僕の言葉はいつも嘘ばかりだ。僕はそのピンク色の木のことを知っている。
かつては多くの不幸をもたらした疫病も、今では短期間の入院で快癒するようになった。娘も退院後は普通の生活を送ることができるだろう。
レッドゾーンにさえ近づかなければ問題ない。一般人には存在さえ知られていないのだから。
翌日、娘の面会に行くと彼女は嬉しそうに
「パパ、ハナミの木の名前がわかったよ。サクラっていうんだって!」
と言った。
「……だれがそういったの?」
「AIに聞いてみたけど、ペアレンタルコントロールのせいで教えてくれなくて」
「子供が知るのにふさわしくないんだろうね」
「でも、隣の病棟のおばあちゃんが教えてくれたの。おばあちゃんはね、昔ハナミをしたことがあるんだって」
「へえ」
余計なことを教える年寄りを苦々しく思う。
「おばあちゃんが小さかった頃は、サクラは病院にも公園にも、あたりまえにあったんだって。どうしてなくなっちゃったんだろう」
「橙の花が綺麗だから、みんな植え替えたんじゃないの」
「そうかなあ、ピンクの花って絶対綺麗だと思うけど」
僕は桜の美しさを知っている。レッドゾーンと呼ばれる、研究のためにわずかに桜が残されている地域のことも知っている。アニメで描かれるよりもっと淡く儚い、白に近い花の色を知っている。木肌のごつごつした質感を知っている。

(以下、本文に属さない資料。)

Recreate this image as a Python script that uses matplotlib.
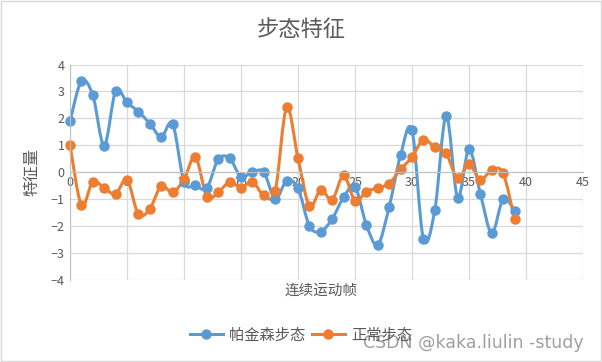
import numpy as np
import matplotlib
matplotlib.use("Agg")
import matplotlib.pyplot as plt
from matplotlib.path import Path
from matplotlib.patches import PathPatch, Rectangle
from matplotlib.lines import Line2D

plt.rcParams["font.family"] = ["Noto Sans CJK SC", "DejaVu Sans"]

frames = list(range(40))
parkinson = [1.90, 3.38, 2.86, 0.99, 3.01, 2.59, 2.25, 1.81, 1.31, 1.80,
             -0.35, -0.49, -0.59, 0.48, 0.52, -0.17, 0.02, 0.00, -0.99, -0.32,
             -0.59, -1.99, -2.20, -1.73, -0.93, -0.53, -1.96, -2.69, -1.28, 0.64,
             1.56, -2.47, -1.41, 2.10, -0.94, 0.86, -0.80, -2.26, -0.99, -1.42]
normal = [1.01, -1.22, -0.35, -0.59, -0.80, -0.28, -1.56, -1.36, -0.51, -0.75,
          -0.26, 0.57, -0.90, -0.75, -0.36, -0.57, -0.35, -0.86, -0.69, 2.41,
          0.52, -1.25, -0.65, -1.02, -0.12, -1.05, -0.72, -0.58, -0.42, 0.11,
          0.56, 1.21, 0.93, 0.70, -0.23, 0.30, -0.28, 0.09, -0.04, -1.75]
series_names = ["帕金森步态", "正常步态"]
colors = ["#5B9BD5", "#ED7D31"]
x_ticks = [0, 5, 10, 15, 20, 25, 30, 35, 40, 45]
y_ticks = [-4, -3, -2, -1, 0, 1, 2, 3, 4]

GRAY = "#595959"


def smooth_path(xs, ys):
    # Excel-style smoothed line: cubic bezier through every point
    p = np.column_stack([xs, ys]).astype(float)
    ext = np.vstack([p[0], p, p[-1]])
    verts = [p[0]]
    codes = [Path.MOVETO]
    for i in range(len(p) - 1):
        p0, p1, p2, p3 = ext[i], ext[i + 1], ext[i + 2], ext[i + 3]
        c1 = p1 + (p2 - p0) / 6
        c2 = p2 - (p3 - p1) / 6
        verts += [c1, c2, p2]
        codes += [Path.CURVE4] * 3
    return Path(verts, codes)


fig = plt.figure(figsize=(6.02, 3.62), dpi=100)
ax = fig.add_axes([0.1163, 0.2265, 0.8521, 0.5953])

for ys, c in zip([parkinson, normal], colors):
    ax.add_patch(PathPatch(smooth_path(frames, ys), fill=False, edgecolor=c,
                           lw=2.2, capstyle="round", joinstyle="round",
                           clip_on=False))
    ax.plot(frames, ys, ls="none", marker="o", ms=6.5, color=c, clip_on=False)

ax.set_xlim(0, 45)
ax.set_ylim(-4, 4)
ax.set_xticks(x_ticks)
ax.set_yticks(y_ticks)
ax.grid(True, color="#D9D9D9", lw=0.9)
ax.set_axisbelow(True)
for s in ["top", "right"]:
    ax.spines[s].set_visible(False)
ax.spines["bottom"].set_position(("data", 0))
ax.spines["bottom"].set_color("#BFBFBF")
ax.spines["left"].set_color("#BFBFBF")
ax.tick_params(length=0, labelsize=9, labelcolor=GRAY, pad=4)
ax.tick_params(axis="x", pad=3)

fig.text(0.5, 0.918, "步态特征", ha="center", va="center", fontsize=16,
         fontweight="light", color=GRAY)
fig.text(0.053, 0.525, "特征量", ha="center", va="center", rotation=90,
         fontsize=11.5, color=GRAY)
fig.text(0.534, 0.198, "连续运动帧", ha="center", va="center", fontsize=10.5,
         color=GRAY)

handles = [Line2D([], [], color=c, lw=2.2, marker="o", ms=6.5) for c in colors]
fig.legend(handles, series_names, loc="center", bbox_to_anchor=(0.5, 0.075),
           ncol=2, frameon=False, fontsize=11, labelcolor=GRAY,
           handlelength=2.2, handletextpad=0.4, columnspacing=0.4)

fig.text(0.787, 0.052, "CSDN @kaka.liulin -study", ha="center", va="center",
         fontsize=12.5, color="#7F7F7F", alpha=0.75, family=["DejaVu Sans"])

fig.patches.append(Rectangle((0.002, 0.003), 0.996, 0.994, transform=fig.transFigure,
                             fill=False, edgecolor="#D9D9D9", lw=1))

fig.savefig("out.png", dpi=100)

あっという間に散っていくその残酷な美しさと、花の終わりの若葉の芳香を僕は知っている。娘の入院の原因とその治療法を知っている。
その疾患の治療法を確立し、花見という文化を滅ぼしたのがだれなのか、僕は知っている。
「退院したら図書館で調べてみる」
彼女は僕をみつめる。その強さに目を逸らさないようにする。
いつか娘は知るのだろう。自分の曽祖父の功績と、美しいものを滅ぼした罪を。それまでの間、僕は嘘をつく。僕の父がそうしていたように。